— Description of the task —
Give the material once more, word for word, without any images.

— Information supplied —
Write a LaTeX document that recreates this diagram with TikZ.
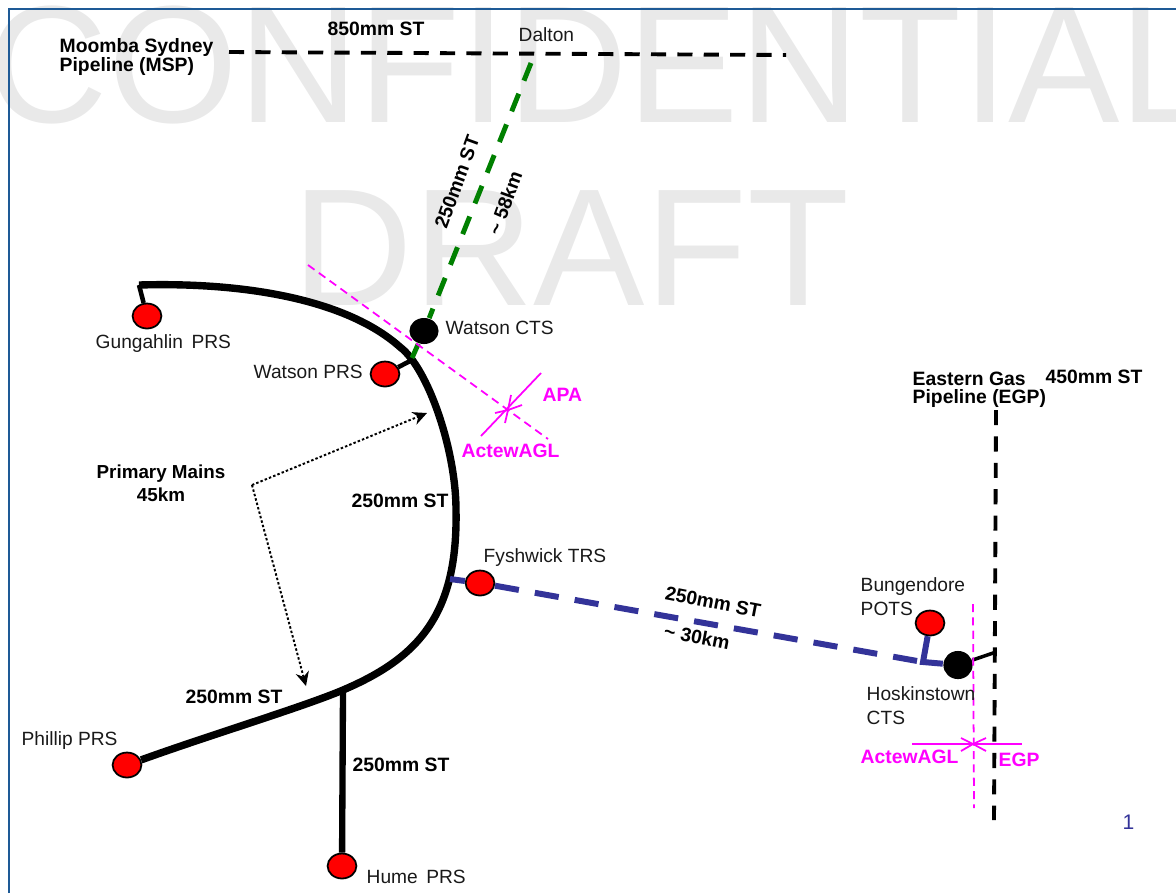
\documentclass[tikz,border=0pt]{standalone}
\usepackage{fontspec}
\setmainfont{Liberation Sans}
\usetikzlibrary{arrows.meta,shapes.geometric}
\definecolor{mains}{RGB}{51,51,153}
\definecolor{feed}{RGB}{0,128,0}
\definecolor{frameblue}{RGB}{30,90,150}
\definecolor{stampgrey}{RGB}{233,233,233}
\definecolor{bndry}{RGB}{255,0,255}
\tikzset{
  lbl/.style={font=\fontsize{5.45}{6.8}\selectfont,align=left,inner sep=0pt,anchor=west,text=black!90},
  blbl/.style={lbl,font=\fontsize{5.5}{5.2}\selectfont\bfseries,text=black},
  mlbl/.style={blbl,text=bndry},
  stamp/.style={font=\fontsize{47.5}{47.5}\selectfont,text=stampgrey,inner sep=0pt,anchor=base west},
  prs/.style={ellipse,draw=black,line width=0.5pt,fill=red,minimum width=8.2pt,minimum height=7.1pt,inner sep=0pt},
  cts/.style={ellipse,fill=black,minimum width=8.3pt,minimum height=7.4pt,inner sep=0pt},
  mainpipe/.style={line width=2.1pt,black},
  stub/.style={line width=1.3pt,black},
  feedpipe/.style={line width=1.4pt,feed},
  bluepipe/.style={line width=1.7pt,mains},
  transpipe/.style={line width=1.1pt,black,dash pattern=on 4.3pt off 3.2pt},
  bound/.style={line width=0.5pt,bndry,dash pattern=on 2.3pt off 1.5pt},
  cut/.style={line width=0.5pt,bndry},
  dotarrow/.style={-{Stealth[length=4pt,width=3.8pt]},line width=0.55pt,dash pattern=on 0.7pt off 0.6pt},
}
\begin{document}
\begin{tikzpicture}[x=0.01cm,y=-0.01cm,>=Stealth]
\useasboundingbox (0,0) rectangle (1176,893);
\clip (0,0) rectangle (1176,893);
% stamp
\node[stamp] (conf) at (-13,122) {CONFIDENTIAL};
\node[stamp] (draft) at (292,305) {DRAFT};
% frame
\draw[frameblue,line width=0.6pt] (9,893) -- (9,9) -- (1176,9);
% nodes
\node[prs] (gung) at (147,316) {};
\node[prs] (watp) at (385,374) {};
\node[cts] (watc) at (424,331) {};
\node[prs] (fysh) at (480,583) {};
\node[prs] (bung) at (930,623) {};
\node[cts,minimum height=8pt] (hosk) at (958,665) {};
\node[prs] (phil) at (127,765) {};
\node[prs] (hume) at (342,866) {};
\coordinate (gungend) at (139,285);
\coordinate (watpj) at (412,360);
\coordinate (watcj) at (412,358);
\coordinate (fyshj) at (450,579);
\coordinate (humej) at (343,692);
\coordinate (bend) at (923,662);
\coordinate (dalt) at (531,63);
\coordinate (egpj) at (996,652);
\coordinate (ring1) at (400,347);
\coordinate (ring2) at (456,510);
\coordinate (ring3) at (343,690);
% main ring
\draw[stub] (gung) -- (gungend);
\draw[mainpipe,line join=round] (gungend) .. controls (240,282) and (345,298) .. (ring1)
  .. controls (428,368) and (456,450) .. (ring2)
  .. controls (458,615) and (418,658) .. (ring3)
  .. controls (303,707) and (210,735) .. (phil);
\draw[mainpipe,line width=1.8pt] (humej) -- (hume);
\draw[stub] (watp) -- (watpj);
% green line
\draw[feedpipe,dash pattern=on 5.4pt off 4pt] (dalt) -- (watc);
\draw[feedpipe] (watc) -- (watcj);
% blue line
\draw[bluepipe] (fyshj) -- (fysh);
\draw[bluepipe,dash pattern=on 6.9pt off 4.6pt] (fysh) -- (bend);
\draw[bluepipe,line join=miter] (bung) -- (bend) -- (hosk);
\draw[line width=1pt] (hosk) -- (egpj);
% transmission
\coordinate (msp1) at (229,52);
\coordinate (msp2) at (786,55);
\coordinate (egp1) at (996,410);
\coordinate (egp2) at (994,820);
\draw[transpipe] (msp1) -- (msp2);
\draw[transpipe] (egp1) -- (egp2);
% boundaries
\coordinate (apa1) at (308,265);
\coordinate (apa2) at (548,439);
\coordinate (apax) at (508,410);
\draw[bound] (apa1) -- (apa2);
\coordinate (apa3) at (541,373);
\coordinate (apa4) at (481,436);
\draw[cut] (apa3) -- (apa4);
\coordinate (egb1) at (973,604);
\coordinate (egb2) at (974,808);
\coordinate (egbx) at (973,744);
\draw[bound] (egb1) -- (egb2);
\coordinate (egb3) at (912,744);
\coordinate (egb4) at (1022,744);
\draw[cut] (egb3) -- (egb4);
\foreach \dx/\dy in {14/-5,3/-15,-13/3,-3/13}
  \draw[cut] (apax) -- ++(\dx,\dy);
\foreach \dx/\dy in {-12/-6,-12/7,13/-6,13/7}
  \draw[cut] (egbx) -- ++(\dx,\dy);
% primary mains arrows
\coordinate (pm) at (252,485);
\coordinate (pmt) at (427,413);
\coordinate (pmb) at (306,686);
\draw[dotarrow] (pm) -- (pmt);
\draw[dotarrow] (pm) -- (pmb);
% labels
\node[blbl] (lmsp) at (59,57) {Moomba Sydney\\Pipeline (MSP)};
\node[blbl] (l850) at (327,29) {850mm ST};
\node[lbl] (ldalt) at (518,35) {Dalton};
\node[blbl,anchor=center,rotate=70] (lg1) at (457,182) {250mm ST};
\node[blbl,anchor=center,rotate=70] (lg2) at (505,203) {\textasciitilde{} 58km};
\node[lbl] (lwatc) at (445,328) {Watson CTS};
\node[lbl] (lwatp) at (253,372) {Watson PRS};
\node[lbl] (lgung) at (95,344) {Gungahlin\, PRS};
\node[mlbl] (lapa) at (542,395) {APA};
\node[mlbl] (lact) at (461,451) {ActewAGL};
\node[blbl,align=center,anchor=center,font=\fontsize{5.35}{5.2}\selectfont\bfseries] (lpm) at (161,483) {Primary Mains\\[1.4pt]45km};
\node[blbl] (lr1) at (351,501) {250mm ST};
\node[lbl] (lfysh) at (483,558) {Fyshwick TRS};
\node[blbl,anchor=center,rotate=-11] (lb1) at (713,602) {250mm ST};
\node[blbl,anchor=center,rotate=-11] (lb2) at (697,637) {\textasciitilde{} 30km};
\node[lbl] (lbung) at (860,597) {Bungendore\\POTS};
\node[lbl] (lhosk) at (866,706) {Hoskinstown\\CTS};
\node[mlbl] (lact2) at (860,757) {ActewAGL};
\node[mlbl] (legp) at (998,760) {EGP};
\node[blbl] (legpn) at (912,390) {Eastern Gas\\Pipeline (EGP)};
\node[blbl] (l450) at (1045,377) {450mm ST};
\node[blbl] (lr2) at (185,697) {250mm ST};
\node[lbl] (lphil) at (21,741) {Phillip PRS};
\node[blbl] (lr3) at (352,765) {250mm ST};
\node[lbl] (lhume) at (366,877) {Hume\, PRS};
\node[lbl,text=mains,font=\fontsize{6}{7}\selectfont] (lnum) at (1122,822) {1};
\end{tikzpicture}
\end{document}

— Task response —
Write a LaTeX document that recreates this diagram with TikZ.
\documentclass[tikz,border=0pt]{standalone}
\usepackage{fontspec}
\setmainfont{Liberation Sans}
\usetikzlibrary{arrows.meta,shapes.geometric}
\definecolor{mains}{RGB}{51,51,153}
\definecolor{feed}{RGB}{0,128,0}
\definecolor{frameblue}{RGB}{30,90,150}
\definecolor{stampgrey}{RGB}{233,233,233}
\definecolor{bndry}{RGB}{255,0,255}
\tikzset{
  lbl/.style={font=\fontsize{5.45}{6.8}\selectfont,align=left,inner sep=0pt,anchor=west,text=black!90},
  blbl/.style={lbl,font=\fontsize{5.5}{5.2}\selectfont\bfseries,text=black},
  mlbl/.style={blbl,text=bndry},
  stamp/.style={font=\fontsize{47.5}{47.5}\selectfont,text=stampgrey,inner sep=0pt,anchor=base west},
  prs/.style={ellipse,draw=black,line width=0.5pt,fill=red,minimum width=8.2pt,minimum height=7.1pt,inner sep=0pt},
  cts/.style={ellipse,fill=black,minimum width=8.3pt,minimum height=7.4pt,inner sep=0pt},
  mainpipe/.style={line width=2.1pt,black},
  stub/.style={line width=1.3pt,black},
  feedpipe/.style={line width=1.4pt,feed},
  bluepipe/.style={line width=1.7pt,mains},
  transpipe/.style={line width=1.1pt,black,dash pattern=on 4.3pt off 3.2pt},
  bound/.style={line width=0.5pt,bndry,dash pattern=on 2.3pt off 1.5pt},
  cut/.style={line width=0.5pt,bndry},
  dotarrow/.style={-{Stealth[length=4pt,width=3.8pt]},line width=0.55pt,dash pattern=on 0.7pt off 0.6pt},
}
\begin{document}
\begin{tikzpicture}[x=0.01cm,y=-0.01cm,>=Stealth]
\useasboundingbox (0,0) rectangle (1176,893);
\clip (0,0) rectangle (1176,893);
% stamp
\node[stamp] (conf) at (-13,122) {CONFIDENTIAL};
\node[stamp] (draft) at (292,305) {DRAFT};
% frame
\draw[frameblue,line width=0.6pt] (9,893) -- (9,9) -- (1176,9);
% nodes
\node[prs] (gung) at (147,316) {};
\node[prs] (watp) at (385,374) {};
\node[cts] (watc) at (424,331) {};
\node[prs] (fysh) at (480,583) {};
\node[prs] (bung) at (930,623) {};
\node[cts,minimum height=8pt] (hosk) at (958,665) {};
\node[prs] (phil) at (127,765) {};
\node[prs] (hume) at (342,866) {};
\coordinate (gungend) at (139,285);
\coordinate (watpj) at (412,360);
\coordinate (watcj) at (412,358);
\coordinate (fyshj) at (450,579);
\coordinate (humej) at (343,692);
\coordinate (bend) at (923,662);
\coordinate (dalt) at (531,63);
\coordinate (egpj) at (996,652);
\coordinate (ring1) at (400,347);
\coordinate (ring2) at (456,510);
\coordinate (ring3) at (343,690);
% main ring
\draw[stub] (gung) -- (gungend);
\draw[mainpipe,line join=round] (gungend) .. controls (240,282) and (345,298) .. (ring1)
  .. controls (428,368) and (456,450) .. (ring2)
  .. controls (458,615) and (418,658) .. (ring3)
  .. controls (303,707) and (210,735) .. (phil);
\draw[mainpipe,line width=1.8pt] (humej) -- (hume);
\draw[stub] (watp) -- (watpj);
% green line
\draw[feedpipe,dash pattern=on 5.4pt off 4pt] (dalt) -- (watc);
\draw[feedpipe] (watc) -- (watcj);
% blue line
\draw[bluepipe] (fyshj) -- (fysh);
\draw[bluepipe,dash pattern=on 6.9pt off 4.6pt] (fysh) -- (bend);
\draw[bluepipe,line join=miter] (bung) -- (bend) -- (hosk);
\draw[line width=1pt] (hosk) -- (egpj);
% transmission
\coordinate (msp1) at (229,52);
\coordinate (msp2) at (786,55);
\coordinate (egp1) at (996,410);
\coordinate (egp2) at (994,820);
\draw[transpipe] (msp1) -- (msp2);
\draw[transpipe] (egp1) -- (egp2);
% boundaries
\coordinate (apa1) at (308,265);
\coordinate (apa2) at (548,439);
\coordinate (apax) at (508,410);
\draw[bound] (apa1) -- (apa2);
\coordinate (apa3) at (541,373);
\coordinate (apa4) at (481,436);
\draw[cut] (apa3) -- (apa4);
\coordinate (egb1) at (973,604);
\coordinate (egb2) at (974,808);
\coordinate (egbx) at (973,744);
\draw[bound] (egb1) -- (egb2);
\coordinate (egb3) at (912,744);
\coordinate (egb4) at (1022,744);
\draw[cut] (egb3) -- (egb4);
\foreach \dx/\dy in {14/-5,3/-15,-13/3,-3/13}
  \draw[cut] (apax) -- ++(\dx,\dy);
\foreach \dx/\dy in {-12/-6,-12/7,13/-6,13/7}
  \draw[cut] (egbx) -- ++(\dx,\dy);
% primary mains arrows
\coordinate (pm) at (252,485);
\coordinate (pmt) at (427,413);
\coordinate (pmb) at (306,686);
\draw[dotarrow] (pm) -- (pmt);
\draw[dotarrow] (pm) -- (pmb);
% labels
\node[blbl] (lmsp) at (59,57) {Moomba Sydney\\Pipeline (MSP)};
\node[blbl] (l850) at (327,29) {850mm ST};
\node[lbl] (ldalt) at (518,35) {Dalton};
\node[blbl,anchor=center,rotate=70] (lg1) at (457,182) {250mm ST};
\node[blbl,anchor=center,rotate=70] (lg2) at (505,203) {\textasciitilde{} 58km};
\node[lbl] (lwatc) at (445,328) {Watson CTS};
\node[lbl] (lwatp) at (253,372) {Watson PRS};
\node[lbl] (lgung) at (95,344) {Gungahlin\, PRS};
\node[mlbl] (lapa) at (542,395) {APA};
\node[mlbl] (lact) at (461,451) {ActewAGL};
\node[blbl,align=center,anchor=center,font=\fontsize{5.35}{5.2}\selectfont\bfseries] (lpm) at (161,483) {Primary Mains\\[1.4pt]45km};
\node[blbl] (lr1) at (351,501) {250mm ST};
\node[lbl] (lfysh) at (483,558) {Fyshwick TRS};
\node[blbl,anchor=center,rotate=-11] (lb1) at (713,602) {250mm ST};
\node[blbl,anchor=center,rotate=-11] (lb2) at (697,637) {\textasciitilde{} 30km};
\node[lbl] (lbung) at (860,597) {Bungendore\\POTS};
\node[lbl] (lhosk) at (866,706) {Hoskinstown\\CTS};
\node[mlbl] (lact2) at (860,757) {ActewAGL};
\node[mlbl] (legp) at (998,760) {EGP};
\node[blbl] (legpn) at (912,390) {Eastern Gas\\Pipeline (EGP)};
\node[blbl] (l450) at (1045,377) {450mm ST};
\node[blbl] (lr2) at (185,697) {250mm ST};
\node[lbl] (lphil) at (21,741) {Phillip PRS};
\node[blbl] (lr3) at (352,765) {250mm ST};
\node[lbl] (lhume) at (366,877) {Hume\, PRS};
\node[lbl,text=mains,font=\fontsize{6}{7}\selectfont] (lnum) at (1122,822) {1};
\end{tikzpicture}
\end{document}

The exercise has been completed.